Emerging markets can’t afford to wait on US Federal Reserve inflation signals
- While the US central bank tries to tamp down fears of sudden rate increases, many developing economies have started tightening their policies
- Vulnerable emerging markets such as Brazil have little choice but to tighten policy to help stabilise markets, even if it puts their recovery at risk
At the end of its policy meeting on Wednesday, the Fed offered few clues on when it will unwind its bond-buying scheme. While America’s central bank expects to start raising interest rates in 2023, it is under pressure to begin the process of curtailing its asset purchases, given the faster-than-expected rise in inflation, which could prove longer-lasting than many assume.
Beijing’s renewed determination to reduce risks in the financial system has accelerated since the end of 2020, with a gradual scaling back of fiscal support and a reduction in the amount of cash in the banking system.

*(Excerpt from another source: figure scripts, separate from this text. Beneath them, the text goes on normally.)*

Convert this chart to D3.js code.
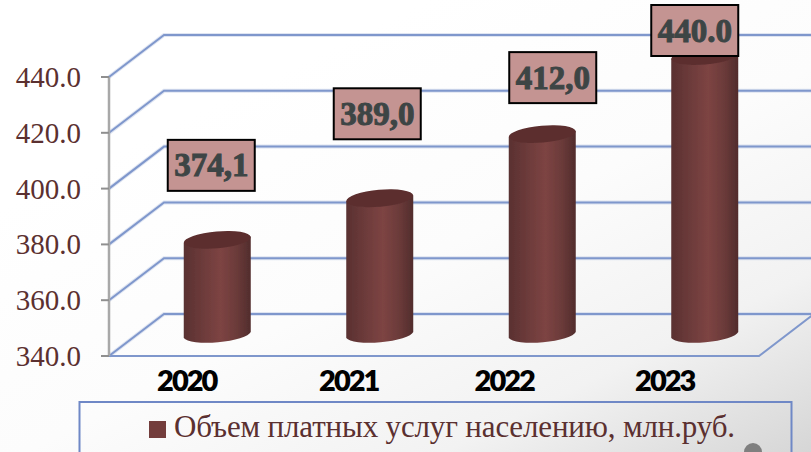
<!DOCTYPE html>
<html><head><meta charset="utf-8">
<style>html,body{margin:0;padding:0;background:#fff;overflow:hidden}svg{display:block}</style>
<script src="https://cdn.jsdelivr.net/npm/d3@7/dist/d3.min.js"></script>
</head><body><svg id="c" width="811" height="452"></svg>
<script>
const categories = ["2020","2021","2022","2023"];
const values = [374.1,389.0,412.0,440.0];
const valueLabels = ["374,1","389,0","412,0","440.0"];
const yTicks = [340,360,380,400,420,440];
const seriesName = "Объем платных услуг населению, млн.руб.";

const W=811,H=452, depthX=55, depthY=42;
const svg=d3.select("#c");
const defs=svg.append("defs");
const y=d3.scaleLinear().domain([340,440]).range([356,77]);
const x=d3.scaleBand().domain(categories).range([136,786]).paddingInner(0).paddingOuter(0);
const floorRight=759;

const bg=defs.append("linearGradient").attr("id","bg").attr("x1","0.3").attr("y1","0.2").attr("x2","1").attr("y2","1");
[[0,"#ffffff"],[0.4,"#fcfcfc"],[0.72,"#f2f2f2"],[1,"#d6d6d6"]].forEach(s=>bg.append("stop").attr("offset",s[0]).attr("stop-color",s[1]));
const cyl=defs.append("linearGradient").attr("id","cyl");
[[0,"#593030"],[0.15,"#643636"],[0.55,"#7d4443"],[0.8,"#6a3a39"],[1,"#512c2c"]].forEach(s=>cyl.append("stop").attr("offset",s[0]).attr("stop-color",s[1]));
defs.append("filter").attr("id","soft").append("feGaussianBlur").attr("stdDeviation",0.6);

svg.append("rect").attr("width",W).attr("height",H).attr("fill","url(#bg)");

// grid walls
const grid=svg.append("g").attr("fill","none");
function gridPath(t){const yy=y(t);return `M109,${yy}L${109+depthX},${yy-depthY}L${W+2},${yy-depthY}`;}
grid.selectAll("path.halo").data(yTicks).join("path").attr("d",gridPath).attr("stroke","#c9d3ea").attr("stroke-width",4).attr("opacity",.6);
grid.selectAll("path.line").data(yTicks).join("path").attr("d",gridPath).attr("stroke","#7f97cc").attr("stroke-width",2);
// floor front edge
grid.append("path").attr("d",`M109,${y(340)}L${floorRight},${y(340)}L${floorRight+depthX},${y(340)-depthY}`).attr("stroke","#7f97cc").attr("stroke-width",2);

// y axis
svg.append("line").attr("x1",109).attr("x2",109).attr("y1",y(440)).attr("y2",y(340)).attr("stroke","#a8a8a8").attr("stroke-width",2.5);
svg.selectAll("line.tick").data(yTicks).join("line").attr("x1",101).attr("x2",109).attr("y1",d=>y(d)).attr("y2",d=>y(d)).attr("stroke","#8f8f8f").attr("stroke-width",2);
svg.selectAll("text.yl").data(yTicks).join("text").attr("x",81).attr("y",d=>y(d)+10)
  .attr("text-anchor","end").attr("font-family","Liberation Serif").attr("font-size",29).attr("fill","#5b3030")
  .text(d=>d3.format(".1f")(d));

// cylinders
const rx=34, ry=8.5, rot=-5, tilt=3, baseY=y(340)-21;
const cw=33.5;
const bars=svg.append("g").attr("filter","url(#soft)");
bars.selectAll("path.body").data(categories).join("path").attr("fill","url(#cyl)")
 .attr("d",(c,i)=>{const cx=x(c)+x.bandwidth()/2, top=y(values[i])-21;
   return `M${cx-cw},${top+tilt}A${rx},${ry} ${rot} 0 1 ${cx+cw},${top-tilt}L${cx+cw},${baseY-tilt}A${rx},${ry} ${rot} 0 1 ${cx-cw},${baseY+tilt}Z`;});
bars.selectAll("ellipse.top").data(categories).join("ellipse").attr("fill","#5c2f2f")
 .attr("rx",cw).attr("ry",ry)
 .attr("transform",(c,i)=>`translate(${x(c)+x.bandwidth()/2},${y(values[i])-21}) rotate(${rot})`);

// x labels
const xLabelShift=[-30.5,-31,-38,-40];
svg.selectAll("text.xl").data(categories).join("text")
 .attr("x",(c,i)=>x(c)+x.bandwidth()/2+xLabelShift[i]).attr("y",391)
 .attr("text-anchor","middle").attr("font-family","Lato").attr("font-weight",800).attr("font-size",29)
 .attr("letter-spacing",-2).attr("fill","#000").text(c=>c);

// value labels: callouts were placed by hand in the original, so offsets are per label
const labelShift=[[-6,-74.5],[-2.5,-84.5],[10.5,-56.5],[-10,-25.5]];
const lh=51, lw=87;
const labels=svg.selectAll("g.vl").data(categories).join("g")
 .attr("transform",(c,i)=>{const cx=x(c)+x.bandwidth()/2+labelShift[i][0];
   const cy=y(values[i])-21+labelShift[i][1]; return `translate(${cx},${cy})`;});
labels.append("rect").attr("x",-lw/2).attr("y",-lh/2).attr("width",lw).attr("height",lh)
 .attr("fill","#c49492").attr("stroke","#000").attr("stroke-width",2);
labels.append("text").attr("text-anchor","middle").attr("y",11)
 .attr("font-family","Liberation Serif").attr("font-weight",700).attr("font-size",33)
 .attr("fill","#3d4545").attr("stroke","#3d4545").attr("stroke-width",1).text((c,i)=>valueLabels[i]);

// legend
svg.append("rect").attr("x",79.5).attr("y",402).attr("width",712).attr("height",80).attr("fill","none").attr("stroke","#6f88c6").attr("stroke-width",2);
svg.append("rect").attr("x",149).attr("y",421).attr("width",17).attr("height",17).attr("fill","#733d3c");
svg.append("text").attr("x",174).attr("y",437).attr("font-family","Liberation Serif").attr("font-size",31)
 .attr("fill","#5b3030").attr("textLength",561).attr("lengthAdjust","spacing").text(seriesName);
svg.append("circle").attr("cx",753).attr("cy",452).attr("r",9).attr("fill","#7f7f7f");
</script></body></html>
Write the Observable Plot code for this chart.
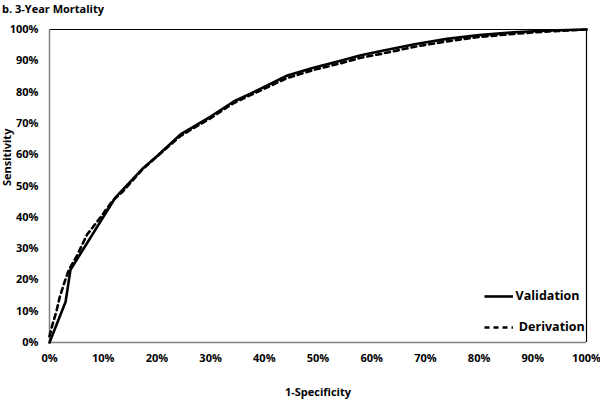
<!DOCTYPE html>
<html>
<head>
<meta charset="utf-8">
<script src="https://cdn.jsdelivr.net/npm/d3@7"></script>
<script src="https://cdn.jsdelivr.net/npm/@observablehq/plot@0.6"></script>
<style>
body { margin: 0; background: #fff; }
#wrap { position: relative; width: 600px; height: 403px; font-family: "Open Sans", "Liberation Sans", sans-serif; }
#title { position: absolute; left: 2px; top: 1px; font-size: 11px; font-weight: bold; color: #000; }
</style>
</head>
<body>
<div id="wrap"><div id="title">b. 3-Year Mortality</div></div>
<script>
const valX = [0, 0.03, 0.039, 0.123, 0.173, 0.20, 0.244, 0.30, 0.343, 0.38, 0.443, 0.49, 0.542, 0.58, 0.62, 0.68, 0.74, 0.80, 0.864, 0.93, 1.0];
const valY = [0, 0.13, 0.232, 0.464, 0.555, 0.595, 0.665, 0.722, 0.77, 0.80, 0.853, 0.877, 0.90, 0.918, 0.932, 0.953, 0.97, 0.982, 0.991, 0.997, 1.0];
const derX = [0, 0.005, 0.013, 0.019, 0.028, 0.036, 0.052, 0.07, 0.095, 0.117, 0.135, 0.173, 0.20, 0.244, 0.30, 0.343, 0.38, 0.443, 0.49, 0.542, 0.58, 0.62, 0.68, 0.74, 0.80, 0.864, 0.93, 1.0];
const derY = [0.02, 0.054, 0.10, 0.145, 0.193, 0.232, 0.28, 0.345, 0.40, 0.452, 0.48, 0.553, 0.594, 0.66, 0.717, 0.765, 0.795, 0.845, 0.87, 0.892, 0.91, 0.923, 0.945, 0.962, 0.976, 0.986, 0.994, 1.0];
const xTicks = [0, 0.1, 0.2, 0.3, 0.4, 0.5, 0.6, 0.7, 0.8, 0.9, 1.0];
const yTicks = [0, 0.1, 0.2, 0.3, 0.4, 0.5, 0.6, 0.7, 0.8, 0.9, 1.0];
const seriesNames = ["Validation", "Derivation"];

const val = valX.map((x, i) => ({x, y: valY[i]}));
const der = derX.map((x, i) => ({x, y: derY[i]}));
const pct = d => Math.round(d * 100) + "%";

const chart = Plot.plot({
  width: 600,
  height: 403,
  marginTop: 29,
  marginBottom: 61,
  marginLeft: 49,
  marginRight: 14,
  style: {fontFamily: "'Open Sans', 'Liberation Sans', sans-serif", fontSize: "11px", fontWeight: "bold", color: "#000", background: "#fff"},
  x: {domain: [0, 1], ticks: xTicks, tickFormat: pct, tickSize: 0, tickPadding: 12, label: null},
  y: {domain: [0, 1], ticks: yTicks, tickFormat: pct, tickSize: 0, tickPadding: 11, label: null},
  marks: [
    Plot.ruleY([1], {stroke: "#000", strokeWidth: 1.2}),
    Plot.ruleX([1], {stroke: "#000", strokeWidth: 1.2}),
    Plot.ruleX([0], {stroke: "#808080", strokeWidth: 1.5}),
    Plot.ruleY([0], {stroke: "#808080", strokeWidth: 1.5}),
    Plot.line(der, {x: "x", y: "y", stroke: "#000", strokeWidth: 2.6, strokeDasharray: "5,4", curve: "linear"}),
    Plot.line(val, {x: "x", y: "y", stroke: "#000", strokeWidth: 2.6, curve: "linear"}),
    Plot.axisX({ticks: xTicks, tickFormat: pct, tickSize: 0, tickPadding: 12, label: null}),
    Plot.axisY({ticks: yTicks, tickFormat: pct, tickSize: 0, tickPadding: 11, label: null}),
    Plot.text(["1-Specificity"], {frameAnchor: "bottom", dy: 53, fontSize: 11, fontWeight: "bold"}),
    Plot.text(["Sensitivity"], {frameAnchor: "left", dx: -42, rotate: -90, fontSize: 11, fontWeight: "bold"}),
    // legend
    Plot.ruleY([0], {x1: 0.811, x2: 0.864, y: () => 0.147, stroke: "#000", strokeWidth: 2.6}),
    Plot.ruleY([0], {x1: 0.811, x2: 0.864, y: () => 0.048, stroke: "#000", strokeWidth: 2.6, strokeDasharray: "5,4"}),
    Plot.text([seriesNames[0]], {x: () => 0.868, y: () => 0.147, textAnchor: "start", fontSize: 12.5, fontWeight: "bold"}),
    Plot.text([seriesNames[1]], {x: () => 0.874, y: () => 0.048, textAnchor: "start", fontSize: 12.5, fontWeight: "bold"})
  ]
});
document.getElementById("wrap").appendChild(chart);
</script>
</body>
</html>
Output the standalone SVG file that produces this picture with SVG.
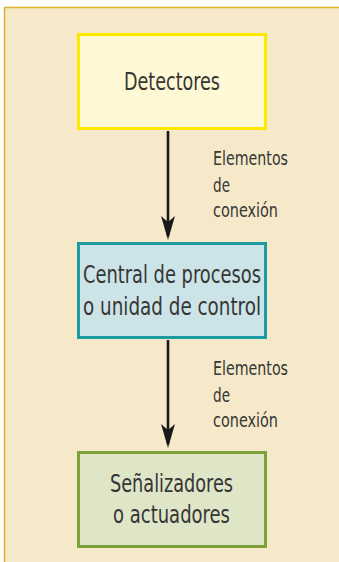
<svg xmlns="http://www.w3.org/2000/svg" width="339" height="562" viewBox="0 0 339 562">
  <style>
    .t { font-family: "DejaVu Sans Condensed", "Liberation Sans Narrow", "Roboto Condensed", "Liberation Sans", sans-serif; fill: #363636; }
    .box { font-size: 25px; }
    .lbl { font-size: 19px; }
    .edge { stroke: #1a1a1a; stroke-width: 2.6; fill: none; }
  </style>
  <defs>
    <marker id="arr" markerUnits="userSpaceOnUse" viewBox="0 0 24 14" refX="20" refY="7" markerWidth="24" markerHeight="14" orient="auto">
      <path d="M0,0 L24,7 L0,14 L6,7 Z" fill="#1a1a1a"/>
    </marker>
  </defs>
  <rect x="0" y="0" width="339" height="562" fill="#ffffff"/>
  <rect x="4.5" y="7.5" width="340" height="560" fill="#f5e9c9" stroke="#d9b22a" stroke-width="1.5"/>

  <g id="connectors">
    <path class="edge" d="M168,131 L168,236" marker-end="url(#arr)"/>
    <path class="edge" d="M168,340 L168,444" marker-end="url(#arr)"/>
    <g class="t lbl">
      <text x="213" y="165" textLength="75" lengthAdjust="spacingAndGlyphs">Elementos</text>
      <text x="213" y="192" textLength="17" lengthAdjust="spacingAndGlyphs">de</text>
      <text x="213" y="217" textLength="65" lengthAdjust="spacingAndGlyphs">conexión</text>
      <text x="213" y="375" textLength="75" lengthAdjust="spacingAndGlyphs">Elementos</text>
      <text x="213" y="402" textLength="17" lengthAdjust="spacingAndGlyphs">de</text>
      <text x="213" y="427" textLength="65" lengthAdjust="spacingAndGlyphs">conexión</text>
    </g>
  </g>

  <g id="detectores">
    <rect x="78.5" y="34.5" width="187" height="94" fill="#fef8d4" stroke="#ffe800" stroke-width="3"/>
    <text class="t box" x="124" y="90" textLength="96" lengthAdjust="spacingAndGlyphs">Detectores</text>
  </g>

  <g id="central">
    <rect x="78.5" y="243.5" width="187" height="94" fill="#cce4e7" stroke="#1c9aa2" stroke-width="3"/>
    <text class="t box" x="83" y="283" textLength="178" lengthAdjust="spacingAndGlyphs">Central de procesos</text>
    <text class="t box" x="83" y="315" textLength="178" lengthAdjust="spacingAndGlyphs">o unidad de control</text>
  </g>

  <g id="senalizadores">
    <rect x="78.5" y="452.5" width="187" height="94" fill="#dfe6c7" stroke="#7ea13a" stroke-width="3"/>
    <text class="t box" x="110" y="492" textLength="123" lengthAdjust="spacingAndGlyphs">Señalizadores</text>
    <text class="t box" x="113" y="523" textLength="117" lengthAdjust="spacingAndGlyphs">o actuadores</text>
  </g>
</svg>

The tightening in liquidity has spooked stock markets and driven up interbank lending rates.
Since March, Brazil’s central bank has raised its benchmark rate by 2.25 percentage points in an effort to curb a steep rise in inflation. That rise reached 8.1 per cent year on year last month, its highest level in five years.
Russia has also tightened policy sharply this year, raising rates three times to combat a surge in inflation that has climbed above 6 per cent. Other emerging market central banks, notably in Eastern Europe and Latin America, are likely to follow suit.
A report published by Gavekal this month noted that real interest rates in leading emerging markets – mostly in positive territory before the tantrum – are deeply negative, increasing the vulnerability of asset prices in the event of another Fed-induced sell-off.
In some respects, it is reassuring that major emerging markets are taking pre-emptive action to shore up their defences against the risk of a sharper deterioration in sentiment, particularly when there is much uncertainty about the surge in inflation.
The US central bank already expects to begin raising rates earlier than previously forecast, with two increases anticipated by the end of 2023. Even though the Fed wants to avoid another tantrum, it could end up causing one.
Vulnerable emerging markets such as Brazil have little choice but to continue tightening policy to help stabilise markets. If inflation keeps rising sharply, the Fed’s hand might yet be forced.